The Cynthia Payne case illustrates many of the points which the ECP rights sheet is trying to make. She was imprisoned for 18 months for running a brothel in Streatham yet her clients who were said to include an English lord, an Irish MP, some vicars, barristers, solicitors, accountants and businessmen all went free and unnamed. No one was convicted of being a prostitute because that is not in itself an offence. A brothel, which is illegal, meant an establishment in which two or more prostitutes operate. If instead of sharing accommodation with another member of her profession she lives with a boyfriend or girlfriend, that person can be charged with living off immoral earnings, or controlling a prostitute. According to the law a prostitute must live alone: one way or another she is put in a vulnerable and isolated position without actually committing an offence.

Helen Buckingham, the most persuasive of the ECP campaigners, explained her theory of legal attitudes at the King's Cross meeting. She believes the hypocrisy stems from the fact that most people regard prostitution as immoral, and that therefore it ought to be illegal. This confuses the issue because it should not be the function of the law to moralise, simply to make society workable. When the present laws were devised in the 19th century prostitution was no more of a problem that it is now if anything courtesans were more widely tolerated then than they are today. Victorian legislators were far more worried about prostitution offering women a chance of financial independence than they were about other moral considerations. The feminist movement has done little to resolve this problem: no one has decided whether prostitution is exploitation of women by men or the other way round.
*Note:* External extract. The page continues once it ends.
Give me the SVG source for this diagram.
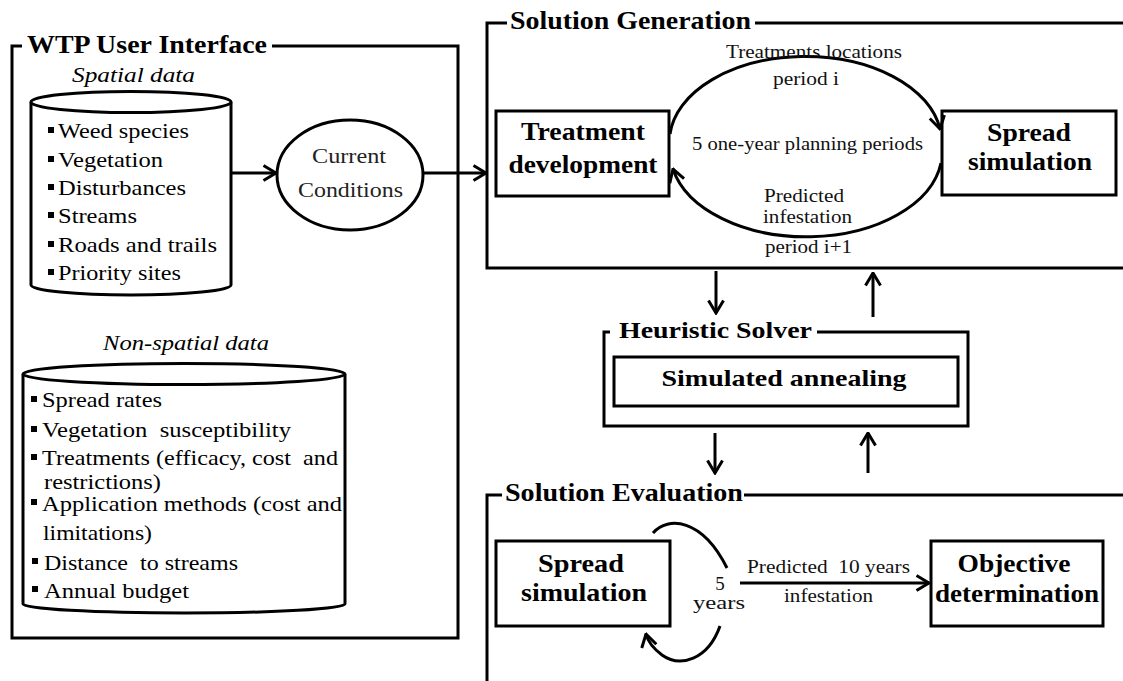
<svg xmlns="http://www.w3.org/2000/svg" width="1123" height="681" viewBox="0 0 1123 681" font-family="Liberation Serif, Times New Roman, serif">
<defs>
<style>
text{font-family:"Liberation Serif","Times New Roman",serif}
.title{font-weight:bold;font-size:25px;fill:#000}
.node{font-weight:bold;font-size:25px;fill:#000;text-anchor:middle}
.item{font-size:22px;fill:#000}
.lab{font-size:19px;fill:#111}
.frame{fill:none;stroke:#000;stroke-width:3}
.box{fill:#fff;stroke:#000;stroke-width:3}
.conn{fill:none;stroke:#000;stroke-width:3}
.bul{fill:#000}
</style>
<marker id="arr" viewBox="0 0 16 18" refX="14.5" refY="9" markerWidth="16" markerHeight="18" markerUnits="userSpaceOnUse" orient="auto">
<path d="M2,1.5 L14.5,9 L2,16.5" fill="none" stroke="#000" stroke-width="3"/>
</marker>
</defs>
<rect width="1123" height="681" fill="#fff"/>

<g id="wtp-frame">
<path class="frame" d="M22,46 L12,46 L12,638 L458,638 L458,46 L272,46"/>
<text class="title" x="27" y="53" textLength="240" lengthAdjust="spacingAndGlyphs">WTP User Interface</text>
</g>

<g id="spatial-data">
<text class="item" x="72" y="82" font-style="italic" textLength="123" lengthAdjust="spacingAndGlyphs">Spatial data</text>
<path class="box" d="M31,102 L31,285 A100,10 0 0 0 231,285 L231,102"/>
<ellipse class="box" cx="131" cy="102" rx="100" ry="10.5"/>
<rect class="bul" x="48" y="127" width="6" height="6"/>
<rect class="bul" x="48" y="156" width="6" height="6"/>
<rect class="bul" x="48" y="184" width="6" height="6"/>
<rect class="bul" x="48" y="212" width="6" height="6"/>
<rect class="bul" x="48" y="241" width="6" height="6"/>
<rect class="bul" x="48" y="269" width="6" height="6"/>
<text class="item" x="58" y="138" textLength="131" lengthAdjust="spacingAndGlyphs">Weed species</text>
<text class="item" x="58" y="167" textLength="105" lengthAdjust="spacingAndGlyphs">Vegetation</text>
<text class="item" x="58" y="195" textLength="128" lengthAdjust="spacingAndGlyphs">Disturbances</text>
<text class="item" x="58" y="223" textLength="79" lengthAdjust="spacingAndGlyphs">Streams</text>
<text class="item" x="58" y="252" textLength="159" lengthAdjust="spacingAndGlyphs">Roads and trails</text>
<text class="item" x="58" y="280" textLength="123" lengthAdjust="spacingAndGlyphs">Priority sites</text>
</g>

<g id="current-conditions">
<ellipse class="box" cx="350" cy="175" rx="73" ry="55"/>
<text class="item" x="349" y="163" text-anchor="middle" style="fill:#222" textLength="74" lengthAdjust="spacingAndGlyphs">Current</text>
<text class="item" x="350.5" y="197" text-anchor="middle" style="fill:#222" textLength="105" lengthAdjust="spacingAndGlyphs">Conditions</text>
</g>

<g id="non-spatial-data">
<text class="item" x="103" y="350" font-style="italic" textLength="166" lengthAdjust="spacingAndGlyphs">Non-spatial data</text>
<path class="box" d="M23,374 L23,604 A161,9 0 0 0 345,604 L345,374"/>
<ellipse class="box" cx="184" cy="374" rx="161" ry="10.5"/>
<rect class="bul" x="31" y="396" width="6" height="6"/>
<rect class="bul" x="31" y="426" width="6" height="6"/>
<rect class="bul" x="31" y="454" width="6" height="6"/>
<rect class="bul" x="31" y="499" width="6" height="6"/>
<rect class="bul" x="32" y="558" width="6" height="6"/>
<rect class="bul" x="32" y="586" width="6" height="6"/>
<text class="item" x="42" y="407" textLength="120" lengthAdjust="spacingAndGlyphs">Spread rates</text>
<text class="item" x="42" y="437" textLength="249" lengthAdjust="spacingAndGlyphs" xml:space="preserve">Vegetation  susceptibility</text>
<text class="item" x="42" y="465" style="font-size:21px" textLength="296" lengthAdjust="spacingAndGlyphs" xml:space="preserve">Treatments (efficacy, cost  and</text>
<text class="item" x="44" y="489" style="font-size:21px" textLength="117" lengthAdjust="spacingAndGlyphs">restrictions)</text>
<text class="item" x="42" y="511" textLength="300" lengthAdjust="spacingAndGlyphs">Application methods (cost and</text>
<text class="item" x="43" y="540" textLength="109" lengthAdjust="spacingAndGlyphs">limitations)</text>
<text class="item" x="44" y="570" textLength="194" lengthAdjust="spacingAndGlyphs" xml:space="preserve">Distance  to streams</text>
<text class="item" x="44" y="598" textLength="145" lengthAdjust="spacingAndGlyphs">Annual budget</text>
</g>

<g id="solution-generation">
<path class="frame" d="M507,23 L487,23 L487,268 L1130,268 M755,23 L1130,23"/>
<text class="title" x="510" y="29" textLength="241" lengthAdjust="spacingAndGlyphs">Solution Generation</text>
</g>

<g id="treatment-development">
<rect class="box" x="496" y="111" width="173" height="85"/>
<text class="node" x="583" y="140" textLength="124" lengthAdjust="spacingAndGlyphs">Treatment</text>
<text class="node" x="583" y="173" textLength="149" lengthAdjust="spacingAndGlyphs">development</text>
</g>

<g id="spread-simulation-gen">
<rect class="box" x="942" y="111" width="174" height="84"/>
<text class="node" x="1029" y="141" textLength="84" lengthAdjust="spacingAndGlyphs">Spread</text>
<text class="node" x="1030" y="170" textLength="124" lengthAdjust="spacingAndGlyphs">simulation</text>
</g>

<g id="heuristic-solver">
<path class="frame" d="M610,332 L604,332 L604,426 L968,426 L968,332 L817,332"/>
<text class="title" x="619" y="338" style="font-size:24px" textLength="193" lengthAdjust="spacingAndGlyphs">Heuristic Solver</text>
</g>

<g id="simulated-annealing">
<rect class="box" x="614" y="357" width="344" height="49"/>
<text class="node" x="784" y="386" style="font-size:24px" textLength="245" lengthAdjust="spacingAndGlyphs">Simulated annealing</text>
</g>

<g id="solution-evaluation">
<path class="frame" d="M502,495 L487,495 L487,690 M744,495 L1130,495"/>
<text class="title" x="505" y="501" textLength="238" lengthAdjust="spacingAndGlyphs">Solution Evaluation</text>
</g>

<g id="spread-simulation-eval">
<rect class="box" x="496" y="541" width="174" height="85"/>
<text class="node" x="581" y="572" textLength="86" lengthAdjust="spacingAndGlyphs">Spread</text>
<text class="node" x="584" y="601" textLength="126" lengthAdjust="spacingAndGlyphs">simulation</text>
</g>

<g id="objective-determination">
<rect class="box" x="931" y="541" width="172" height="85"/>
<text class="node" x="1014" y="572" textLength="113" lengthAdjust="spacingAndGlyphs">Objective</text>
<text class="node" x="1017" y="602" textLength="164" lengthAdjust="spacingAndGlyphs">determination</text>
</g>

<g id="connectors">
<path class="conn" d="M231,173 L276,173" marker-end="url(#arr)"/>
<path class="conn" d="M423,173 L486,173" marker-end="url(#arr)"/>
<path class="conn" d="M670,134 A136,85 0 0 1 940,129" marker-end="url(#arr)"/>
<path class="conn" d="M941,163 A136,85 0 0 1 673,169" marker-end="url(#arr)"/>
<path class="conn" d="M716,271 L716,313" marker-end="url(#arr)"/>
<path class="conn" d="M873,317 L873,273" marker-end="url(#arr)"/>
<path class="conn" d="M715,433 L715,473" marker-end="url(#arr)"/>
<path class="conn" d="M868,473 L868,433" marker-end="url(#arr)"/>
<path class="conn" d="M653,533 C668,516 702,518 727,568"/>
<path class="conn" d="M720,626 C708,660 680,668 662,655 C654,649 648,642 646,634" marker-end="url(#arr)"/>
<path class="conn" d="M740,583 L929,583" marker-end="url(#arr)"/>
</g>

<g id="labels" text-anchor="middle">
<text class="lab" x="814" y="58" textLength="176" lengthAdjust="spacingAndGlyphs">Treatments locations</text>
<text class="lab" x="806" y="85" textLength="66" lengthAdjust="spacingAndGlyphs">period i</text>
<text class="lab" x="807.5" y="150" textLength="231" lengthAdjust="spacingAndGlyphs">5 one-year planning periods</text>
<text class="lab" x="804" y="202" textLength="80" lengthAdjust="spacingAndGlyphs">Predicted</text>
<text class="lab" x="807.5" y="223" textLength="89" lengthAdjust="spacingAndGlyphs">infestation</text>
<text class="lab" x="808.5" y="253" textLength="87" lengthAdjust="spacingAndGlyphs">period i+1</text>
<text class="lab" x="720" y="590">5</text>
<text class="lab" x="719" y="609" textLength="52" lengthAdjust="spacingAndGlyphs">years</text>
<text class="lab" x="747" y="573" text-anchor="start" textLength="163" lengthAdjust="spacingAndGlyphs" xml:space="preserve">Predicted  10 years</text>
<text class="lab" x="828.5" y="602" textLength="89" lengthAdjust="spacingAndGlyphs">infestation</text>
</g>
</svg>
By way of proving the hypocrisy of the law Helen Buckingham has been conducting a campaign to make the Inland Revenue accept her income tax. Theoretically prosti tutes, but not pimps, should be eligible for tax like any other honest wage-earner. But the state does not want to be seen receiving immoral earnings. So the taxman told Miss Buckingham that he would take her tax, assessed on an income of £5,000 a year, but only if she described her business as 'personal services', No, she insisted, she was a prostitute.

This posed a dilemma for the Inland Revenue. Rather than be seen to receive immoral earnings they decided to ignore Miss Buckingham's offers of tax. But her accountant persisted. Eventually, in an attempt to shut her up, the tax inspectors said they would take £10,000 because they estimated that 'an attractive girl like her must be worth £20,000 a year'. Why such an arbitrary sum, her accountant asked, why not £50,000? Why didn't they take her to court where they could provide fuller details of their claim? This prospect was too embarrassing for the Inland Revenue. They began to argue that she was not a prostitute at all. Then the inspector handling the case was moved to another office and the papers were mysteriously lost. Her own solicitor abandoned the case at an awkward moment without warning her and she eventually did have to pay tax based on the original £5,000 estimate of her income, a small victory which she hopes to repeat with more public attention this year if she can find a more co-operative solicitor.

She claims already to have established that the state receives immoral earnings and that the authorities very often exert pressure on prostitutes to earn extra money to pay their tax, albeit as purveyors of personal services. Pimping on a grand scale, she says.